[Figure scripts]

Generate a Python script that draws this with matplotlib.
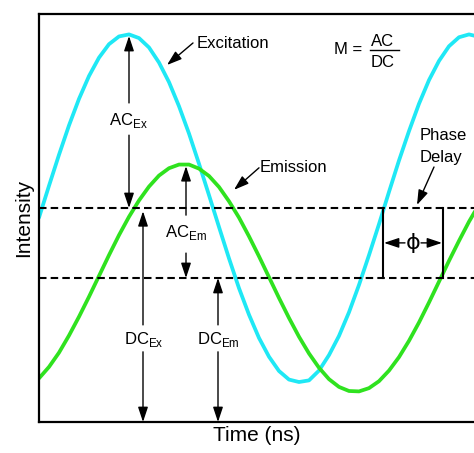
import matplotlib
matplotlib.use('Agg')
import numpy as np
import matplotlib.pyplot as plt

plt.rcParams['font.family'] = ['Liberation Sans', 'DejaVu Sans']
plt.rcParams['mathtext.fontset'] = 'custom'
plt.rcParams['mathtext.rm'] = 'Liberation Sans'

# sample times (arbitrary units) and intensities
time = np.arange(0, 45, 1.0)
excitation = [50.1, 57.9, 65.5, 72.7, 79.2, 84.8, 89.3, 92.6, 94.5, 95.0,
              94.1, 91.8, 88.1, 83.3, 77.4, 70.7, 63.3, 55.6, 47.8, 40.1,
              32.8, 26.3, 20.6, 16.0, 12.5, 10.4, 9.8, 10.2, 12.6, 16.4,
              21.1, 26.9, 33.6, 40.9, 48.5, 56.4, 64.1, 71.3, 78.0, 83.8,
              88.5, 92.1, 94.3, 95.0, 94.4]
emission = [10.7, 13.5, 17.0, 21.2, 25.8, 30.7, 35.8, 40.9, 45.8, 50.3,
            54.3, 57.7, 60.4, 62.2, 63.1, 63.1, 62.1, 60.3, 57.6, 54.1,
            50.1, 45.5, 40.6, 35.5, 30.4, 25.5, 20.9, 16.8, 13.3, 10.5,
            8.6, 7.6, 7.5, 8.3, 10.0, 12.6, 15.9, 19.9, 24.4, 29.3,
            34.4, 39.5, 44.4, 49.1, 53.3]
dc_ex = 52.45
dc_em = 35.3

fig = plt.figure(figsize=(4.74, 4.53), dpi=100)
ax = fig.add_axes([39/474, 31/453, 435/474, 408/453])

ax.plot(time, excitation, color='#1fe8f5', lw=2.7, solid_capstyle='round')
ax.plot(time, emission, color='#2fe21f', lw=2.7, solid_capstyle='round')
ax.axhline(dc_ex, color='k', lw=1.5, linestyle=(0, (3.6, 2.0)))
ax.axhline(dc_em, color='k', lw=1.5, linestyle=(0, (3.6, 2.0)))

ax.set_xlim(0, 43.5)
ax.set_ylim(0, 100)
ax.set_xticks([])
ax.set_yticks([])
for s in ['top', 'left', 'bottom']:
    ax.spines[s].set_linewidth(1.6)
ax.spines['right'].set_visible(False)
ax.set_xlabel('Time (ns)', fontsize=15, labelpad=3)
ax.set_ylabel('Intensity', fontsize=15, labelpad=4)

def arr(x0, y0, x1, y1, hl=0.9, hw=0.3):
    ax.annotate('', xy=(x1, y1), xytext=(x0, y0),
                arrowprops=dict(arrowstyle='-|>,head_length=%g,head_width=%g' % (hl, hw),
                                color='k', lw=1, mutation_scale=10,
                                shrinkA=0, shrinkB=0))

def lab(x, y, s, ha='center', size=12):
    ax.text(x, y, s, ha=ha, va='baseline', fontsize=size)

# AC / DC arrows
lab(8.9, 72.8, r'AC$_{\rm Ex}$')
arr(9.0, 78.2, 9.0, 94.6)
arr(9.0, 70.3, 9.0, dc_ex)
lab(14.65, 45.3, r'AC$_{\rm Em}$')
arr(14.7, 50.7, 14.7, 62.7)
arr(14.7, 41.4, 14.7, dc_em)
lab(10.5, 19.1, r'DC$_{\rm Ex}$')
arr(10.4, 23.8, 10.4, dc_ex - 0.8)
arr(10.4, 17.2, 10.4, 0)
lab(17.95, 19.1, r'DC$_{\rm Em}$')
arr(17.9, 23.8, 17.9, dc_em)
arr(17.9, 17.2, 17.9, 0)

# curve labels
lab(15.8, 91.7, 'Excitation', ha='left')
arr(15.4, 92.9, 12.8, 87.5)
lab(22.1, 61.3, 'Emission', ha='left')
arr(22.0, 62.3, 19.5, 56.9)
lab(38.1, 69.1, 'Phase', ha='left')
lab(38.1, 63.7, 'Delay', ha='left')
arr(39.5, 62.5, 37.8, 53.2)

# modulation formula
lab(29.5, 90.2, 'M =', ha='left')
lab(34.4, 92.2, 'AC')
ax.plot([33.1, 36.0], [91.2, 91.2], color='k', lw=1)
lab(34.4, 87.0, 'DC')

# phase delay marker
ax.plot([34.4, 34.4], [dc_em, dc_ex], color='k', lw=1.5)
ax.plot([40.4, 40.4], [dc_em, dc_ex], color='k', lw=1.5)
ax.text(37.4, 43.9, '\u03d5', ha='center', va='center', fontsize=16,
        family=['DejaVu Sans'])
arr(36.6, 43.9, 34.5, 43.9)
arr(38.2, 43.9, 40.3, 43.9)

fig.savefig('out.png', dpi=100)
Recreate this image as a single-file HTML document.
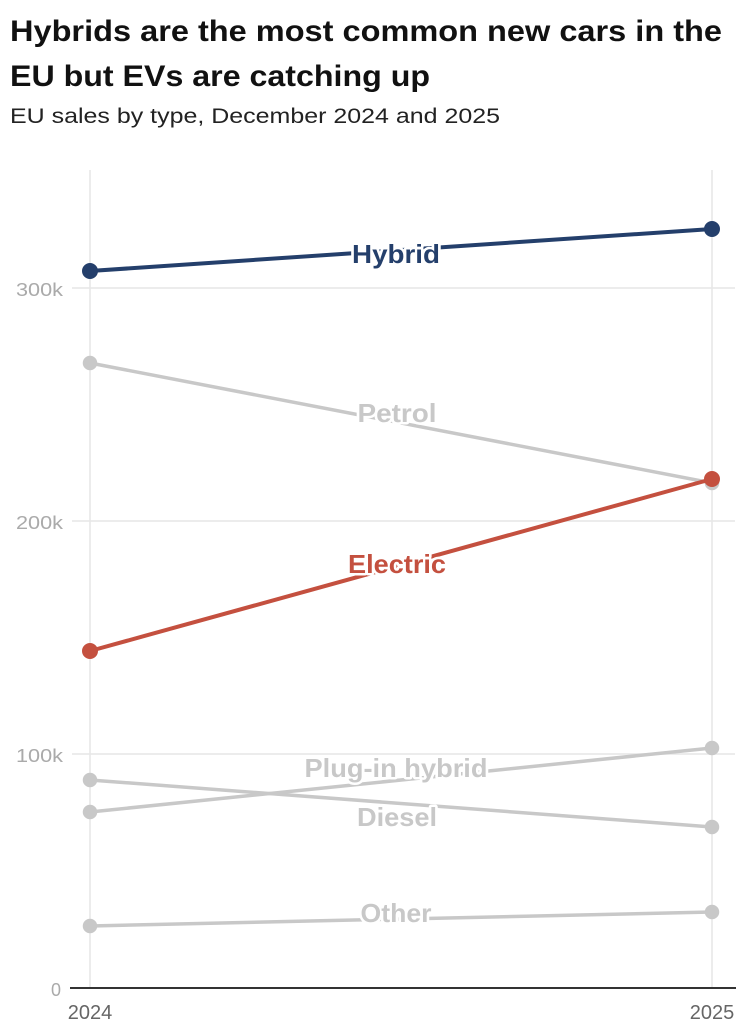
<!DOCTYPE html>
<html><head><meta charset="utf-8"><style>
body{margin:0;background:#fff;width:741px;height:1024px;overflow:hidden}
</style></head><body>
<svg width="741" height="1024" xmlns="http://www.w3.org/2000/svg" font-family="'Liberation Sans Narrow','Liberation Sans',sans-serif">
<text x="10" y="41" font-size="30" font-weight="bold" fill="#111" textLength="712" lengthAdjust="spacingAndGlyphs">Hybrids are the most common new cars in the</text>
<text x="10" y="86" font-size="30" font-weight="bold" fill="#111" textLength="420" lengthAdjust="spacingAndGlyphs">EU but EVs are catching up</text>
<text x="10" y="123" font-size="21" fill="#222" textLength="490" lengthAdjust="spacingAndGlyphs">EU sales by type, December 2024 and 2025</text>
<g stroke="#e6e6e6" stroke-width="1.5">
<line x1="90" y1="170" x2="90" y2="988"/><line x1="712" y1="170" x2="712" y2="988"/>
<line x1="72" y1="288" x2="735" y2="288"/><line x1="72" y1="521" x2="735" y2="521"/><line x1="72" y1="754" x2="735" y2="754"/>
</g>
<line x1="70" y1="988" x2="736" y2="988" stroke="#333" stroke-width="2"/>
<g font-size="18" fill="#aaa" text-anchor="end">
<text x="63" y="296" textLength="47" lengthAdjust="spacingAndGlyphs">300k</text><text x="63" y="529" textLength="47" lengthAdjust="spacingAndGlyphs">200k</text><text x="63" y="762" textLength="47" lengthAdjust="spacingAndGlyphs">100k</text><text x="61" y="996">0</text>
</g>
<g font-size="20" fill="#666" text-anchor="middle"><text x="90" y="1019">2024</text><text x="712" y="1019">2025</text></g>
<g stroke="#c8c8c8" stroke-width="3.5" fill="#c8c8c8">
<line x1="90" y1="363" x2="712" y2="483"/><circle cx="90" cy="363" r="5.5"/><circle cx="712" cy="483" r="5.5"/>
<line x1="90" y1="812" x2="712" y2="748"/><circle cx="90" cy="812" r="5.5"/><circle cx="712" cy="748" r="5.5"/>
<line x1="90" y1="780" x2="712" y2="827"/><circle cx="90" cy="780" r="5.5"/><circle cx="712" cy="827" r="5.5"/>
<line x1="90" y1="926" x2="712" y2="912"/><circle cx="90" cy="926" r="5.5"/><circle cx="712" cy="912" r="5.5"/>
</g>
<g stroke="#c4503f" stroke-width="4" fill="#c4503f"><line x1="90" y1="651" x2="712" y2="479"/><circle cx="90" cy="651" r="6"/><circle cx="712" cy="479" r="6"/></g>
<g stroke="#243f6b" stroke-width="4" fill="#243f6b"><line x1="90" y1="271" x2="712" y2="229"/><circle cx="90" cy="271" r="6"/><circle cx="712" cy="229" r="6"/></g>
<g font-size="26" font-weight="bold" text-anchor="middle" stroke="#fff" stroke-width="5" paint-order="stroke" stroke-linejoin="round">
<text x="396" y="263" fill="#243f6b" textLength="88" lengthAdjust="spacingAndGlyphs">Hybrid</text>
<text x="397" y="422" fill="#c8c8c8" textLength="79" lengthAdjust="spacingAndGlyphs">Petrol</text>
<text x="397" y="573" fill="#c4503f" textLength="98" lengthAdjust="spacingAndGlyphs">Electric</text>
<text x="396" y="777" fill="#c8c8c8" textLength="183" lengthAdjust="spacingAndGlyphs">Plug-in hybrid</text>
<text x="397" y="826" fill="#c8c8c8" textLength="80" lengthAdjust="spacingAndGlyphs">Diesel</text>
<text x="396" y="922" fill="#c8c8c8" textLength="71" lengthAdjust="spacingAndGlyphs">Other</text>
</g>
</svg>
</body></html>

Instruction | Transcribe exactly, please, the lines between the start of the records above and the line holding "plt.rcParams['mathtext.rm'] = 'Liberation", counting both of those lines and omitting pictures.

The response |
Generate a Python script that draws this with matplotlib.
import matplotlib
matplotlib.use('Agg')
import numpy as np
import matplotlib.pyplot as plt

plt.rcParams['font.family'] = ['Liberation Sans', 'DejaVu Sans']
plt.rcParams['mathtext.fontset'] = 'custom'
plt.rcParams['mathtext.rm'] = 'Liberation Sans'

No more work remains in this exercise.